What this task involves: Repeat the full listing below verbatim and keep the images out.

Data section:
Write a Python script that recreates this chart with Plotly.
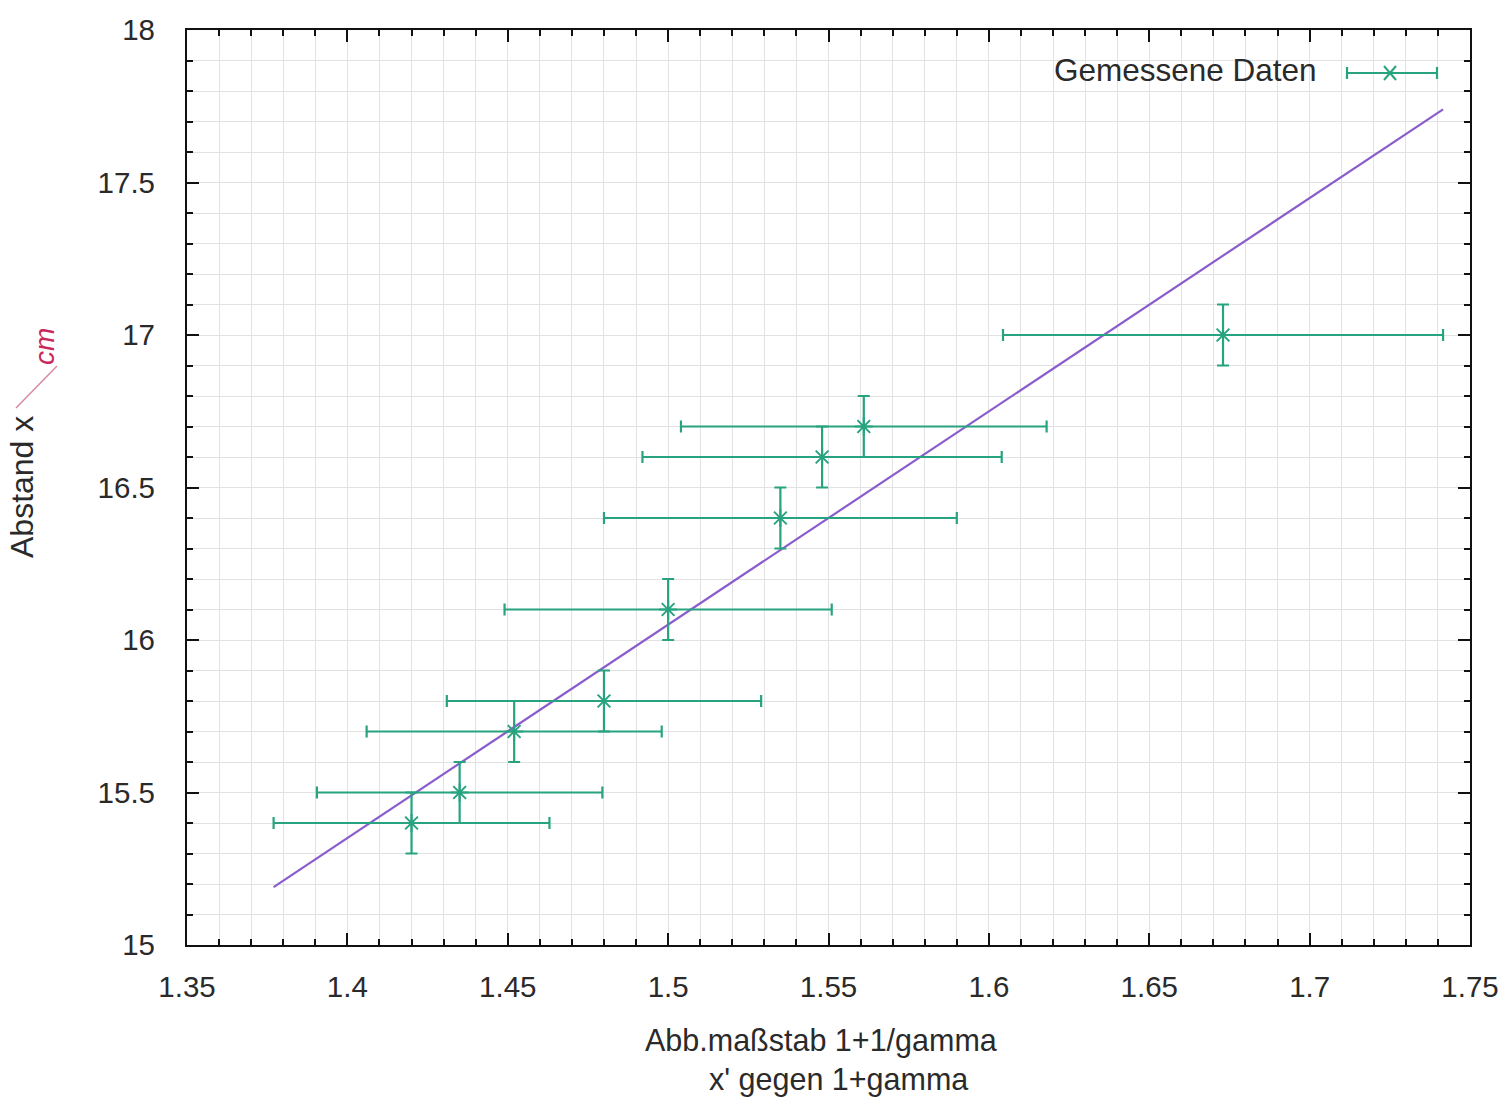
import plotly.graph_objects as go

x_vals = [1.420, 1.435, 1.452, 1.480, 1.500, 1.535, 1.548, 1.561, 1.673]
y_vals = [15.4, 15.5, 15.7, 15.8, 16.1, 16.4, 16.6, 16.7, 17.0]
x_err = [0.043, 0.0445, 0.046, 0.049, 0.051, 0.055, 0.056, 0.057, 0.0686]
y_err = [0.1, 0.1, 0.1, 0.1, 0.1, 0.1, 0.1, 0.1, 0.1]

# Fit line end points
fit_x = [1.377, 1.7416]
fit_y = [15.19, 17.74]

legend_label = "Gemessene Daten"
x_title = "Abb.maßstab 1+1/gamma"
x_subtitle = "x' gegen 1+gamma"
y_title = "Abstand x"

TEAL = "#27a37f"
PURPLE = "#8a5ccc"
FONT = "Liberation Sans, Arial, sans-serif"
TXT = "#2a2a2a"

W, H = 1511, 1097
L, R, T, B = 187, 41, 30, 152
PW, PH = W - L - R, H - T - B


def px(xp):
    return (xp - L) / PW


def py(yp):
    return (H - B - yp) / PH


fig = go.Figure()

fig.add_trace(go.Scatter(
    x=fit_x, y=fit_y, mode="lines",
    line=dict(color=PURPLE, width=2.2),
    showlegend=False, hoverinfo="skip",
))

fig.add_trace(go.Scatter(
    x=x_vals, y=y_vals, mode="markers",
    marker=dict(symbol="asterisk-open", size=15, color=TEAL,
                line=dict(color=TEAL, width=2)),
    error_x=dict(type="data", array=x_err, visible=True,
                 color=TEAL, thickness=2.2, width=6),
    error_y=dict(type="data", array=y_err, visible=True,
                 color=TEAL, thickness=2.2, width=6),
    name=legend_label, showlegend=False,
))

grid_col = "#e2e2e2"
axis_common = dict(
    showline=True, linecolor="#111111", linewidth=2.2, mirror="allticks",
    ticks="inside", ticklen=12, tickwidth=2, tickcolor="#111111",
    showgrid=True, gridcolor=grid_col, gridwidth=1.3,
    zeroline=False,
    tickfont=dict(family=FONT, size=29.5, color=TXT),
)

fig.update_xaxes(
    range=[1.35, 1.75], tick0=1.35, dtick=0.05,
    minor=dict(dtick=0.01, ticks="inside", ticklen=6, tickwidth=1.6,
               tickcolor="#111111", showgrid=True, gridcolor=grid_col,
               gridwidth=1.3),
    ticklabelstandoff=14,
    **axis_common,
)
fig.update_yaxes(
    range=[15, 18], tick0=15, dtick=0.5,
    minor=dict(dtick=0.1, ticks="inside", ticklen=6, tickwidth=1.6,
               tickcolor="#111111", showgrid=True, gridcolor=grid_col,
               gridwidth=1.3),
    ticklabelstandoff=24,
    **axis_common,
)

annotations = [
    dict(text=x_title, x=px(821), y=py(1040), xref="paper", yref="paper",
         showarrow=False, xanchor="center", yanchor="middle", borderpad=0,
         font=dict(family=FONT, size=30.5, color=TXT)),
    dict(text=x_subtitle, x=px(838), y=py(1079), xref="paper", yref="paper",
         showarrow=False, xanchor="center", yanchor="middle", borderpad=0,
         font=dict(family=FONT, size=30.5, color=TXT)),
    dict(text=y_title, x=px(22), y=py(487), xref="paper", yref="paper",
         showarrow=False, xanchor="center", yanchor="middle", textangle=-90,
         font=dict(family=FONT, size=32, color=TXT)),
    dict(text="<i>cm</i>", x=px(44), y=py(347), xref="paper", yref="paper",
         showarrow=False, xanchor="center", yanchor="middle", textangle=-90,
         font=dict(family=FONT, size=28, color="#c8285a")),
    dict(text=legend_label, x=px(1319), y=py(70), xref="paper", yref="paper",
         showarrow=False, xanchor="right", yanchor="middle",
         font=dict(family=FONT, size=31.5, color=TXT)),
]

# custom legend sample (line with caps and asterisk)
lx0, lx1, lxm, ly = 1347, 1437, 1390, 73
shapes = [
    dict(type="line", xref="paper", yref="paper", x0=px(lx0), x1=px(lx1),
         y0=py(ly), y1=py(ly), line=dict(color=TEAL, width=2.2)),
    dict(type="line", xref="paper", yref="paper", x0=px(lx0), x1=px(lx0),
         y0=py(ly - 6), y1=py(ly + 6), line=dict(color=TEAL, width=2.2)),
    dict(type="line", xref="paper", yref="paper", x0=px(lx1), x1=px(lx1),
         y0=py(ly - 6), y1=py(ly + 6), line=dict(color=TEAL, width=2.2)),
    dict(type="line", xref="paper", yref="paper", x0=px(lxm - 6), x1=px(lxm + 6),
         y0=py(ly - 7), y1=py(ly + 7), line=dict(color=TEAL, width=2)),
    dict(type="line", xref="paper", yref="paper", x0=px(lxm - 6), x1=px(lxm + 6),
         y0=py(ly + 7), y1=py(ly - 7), line=dict(color=TEAL, width=2)),
    # handwritten slash next to the y label
    dict(type="line", xref="paper", yref="paper", x0=px(16), x1=px(57),
         y0=py(408), y1=py(366), line=dict(color="#d88aa0", width=1.5)),
]

fig.update_layout(
    width=W, height=H, autosize=False,
    margin=dict(l=L, r=R, t=T, b=B),
    paper_bgcolor="white", plot_bgcolor="white",
    showlegend=False,
    annotations=annotations, shapes=shapes,
    font=dict(family=FONT, color=TXT),
)

fig.write_html("out.html")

Solved exercise:
Write a Python script that recreates this chart with Plotly.
import plotly.graph_objects as go

x_vals = [1.420, 1.435, 1.452, 1.480, 1.500, 1.535, 1.548, 1.561, 1.673]
y_vals = [15.4, 15.5, 15.7, 15.8, 16.1, 16.4, 16.6, 16.7, 17.0]
x_err = [0.043, 0.0445, 0.046, 0.049, 0.051, 0.055, 0.056, 0.057, 0.0686]
y_err = [0.1, 0.1, 0.1, 0.1, 0.1, 0.1, 0.1, 0.1, 0.1]

# Fit line end points
fit_x = [1.377, 1.7416]
fit_y = [15.19, 17.74]

legend_label = "Gemessene Daten"
x_title = "Abb.maßstab 1+1/gamma"
x_subtitle = "x' gegen 1+gamma"
y_title = "Abstand x"

TEAL = "#27a37f"
PURPLE = "#8a5ccc"
FONT = "Liberation Sans, Arial, sans-serif"
TXT = "#2a2a2a"

W, H = 1511, 1097
L, R, T, B = 187, 41, 30, 152
PW, PH = W - L - R, H - T - B


def px(xp):
    return (xp - L) / PW


def py(yp):
    return (H - B - yp) / PH


fig = go.Figure()

fig.add_trace(go.Scatter(
    x=fit_x, y=fit_y, mode="lines",
    line=dict(color=PURPLE, width=2.2),
    showlegend=False, hoverinfo="skip",
))

fig.add_trace(go.Scatter(
    x=x_vals, y=y_vals, mode="markers",
    marker=dict(symbol="asterisk-open", size=15, color=TEAL,
                line=dict(color=TEAL, width=2)),
    error_x=dict(type="data", array=x_err, visible=True,
                 color=TEAL, thickness=2.2, width=6),
    error_y=dict(type="data", array=y_err, visible=True,
                 color=TEAL, thickness=2.2, width=6),
    name=legend_label, showlegend=False,
))

grid_col = "#e2e2e2"
axis_common = dict(
    showline=True, linecolor="#111111", linewidth=2.2, mirror="allticks",
    ticks="inside", ticklen=12, tickwidth=2, tickcolor="#111111",
    showgrid=True, gridcolor=grid_col, gridwidth=1.3,
    zeroline=False,
    tickfont=dict(family=FONT, size=29.5, color=TXT),
)

fig.update_xaxes(
    range=[1.35, 1.75], tick0=1.35, dtick=0.05,
    minor=dict(dtick=0.01, ticks="inside", ticklen=6, tickwidth=1.6,
               tickcolor="#111111", showgrid=True, gridcolor=grid_col,
               gridwidth=1.3),
    ticklabelstandoff=14,
    **axis_common,
)
fig.update_yaxes(
    range=[15, 18], tick0=15, dtick=0.5,
    minor=dict(dtick=0.1, ticks="inside", ticklen=6, tickwidth=1.6,
               tickcolor="#111111", showgrid=True, gridcolor=grid_col,
               gridwidth=1.3),
    ticklabelstandoff=24,
    **axis_common,
)

annotations = [
    dict(text=x_title, x=px(821), y=py(1040), xref="paper", yref="paper",
         showarrow=False, xanchor="center", yanchor="middle", borderpad=0,
         font=dict(family=FONT, size=30.5, color=TXT)),
    dict(text=x_subtitle, x=px(838), y=py(1079), xref="paper", yref="paper",
         showarrow=False, xanchor="center", yanchor="middle", borderpad=0,
         font=dict(family=FONT, size=30.5, color=TXT)),
    dict(text=y_title, x=px(22), y=py(487), xref="paper", yref="paper",
         showarrow=False, xanchor="center", yanchor="middle", textangle=-90,
         font=dict(family=FONT, size=32, color=TXT)),
    dict(text="<i>cm</i>", x=px(44), y=py(347), xref="paper", yref="paper",
         showarrow=False, xanchor="center", yanchor="middle", textangle=-90,
         font=dict(family=FONT, size=28, color="#c8285a")),
    dict(text=legend_label, x=px(1319), y=py(70), xref="paper", yref="paper",
         showarrow=False, xanchor="right", yanchor="middle",
         font=dict(family=FONT, size=31.5, color=TXT)),
]

# custom legend sample (line with caps and asterisk)
lx0, lx1, lxm, ly = 1347, 1437, 1390, 73
shapes = [
    dict(type="line", xref="paper", yref="paper", x0=px(lx0), x1=px(lx1),
         y0=py(ly), y1=py(ly), line=dict(color=TEAL, width=2.2)),
    dict(type="line", xref="paper", yref="paper", x0=px(lx0), x1=px(lx0),
         y0=py(ly - 6), y1=py(ly + 6), line=dict(color=TEAL, width=2.2)),
    dict(type="line", xref="paper", yref="paper", x0=px(lx1), x1=px(lx1),
         y0=py(ly - 6), y1=py(ly + 6), line=dict(color=TEAL, width=2.2)),
    dict(type="line", xref="paper", yref="paper", x0=px(lxm - 6), x1=px(lxm + 6),
         y0=py(ly - 7), y1=py(ly + 7), line=dict(color=TEAL, width=2)),
    dict(type="line", xref="paper", yref="paper", x0=px(lxm - 6), x1=px(lxm + 6),
         y0=py(ly + 7), y1=py(ly - 7), line=dict(color=TEAL, width=2)),
    # handwritten slash next to the y label
    dict(type="line", xref="paper", yref="paper", x0=px(16), x1=px(57),
         y0=py(408), y1=py(366), line=dict(color="#d88aa0", width=1.5)),
]

fig.update_layout(
    width=W, height=H, autosize=False,
    margin=dict(l=L, r=R, t=T, b=B),
    paper_bgcolor="white", plot_bgcolor="white",
    showlegend=False,
    annotations=annotations, shapes=shapes,
    font=dict(family=FONT, color=TXT),
)

fig.write_html("out.html")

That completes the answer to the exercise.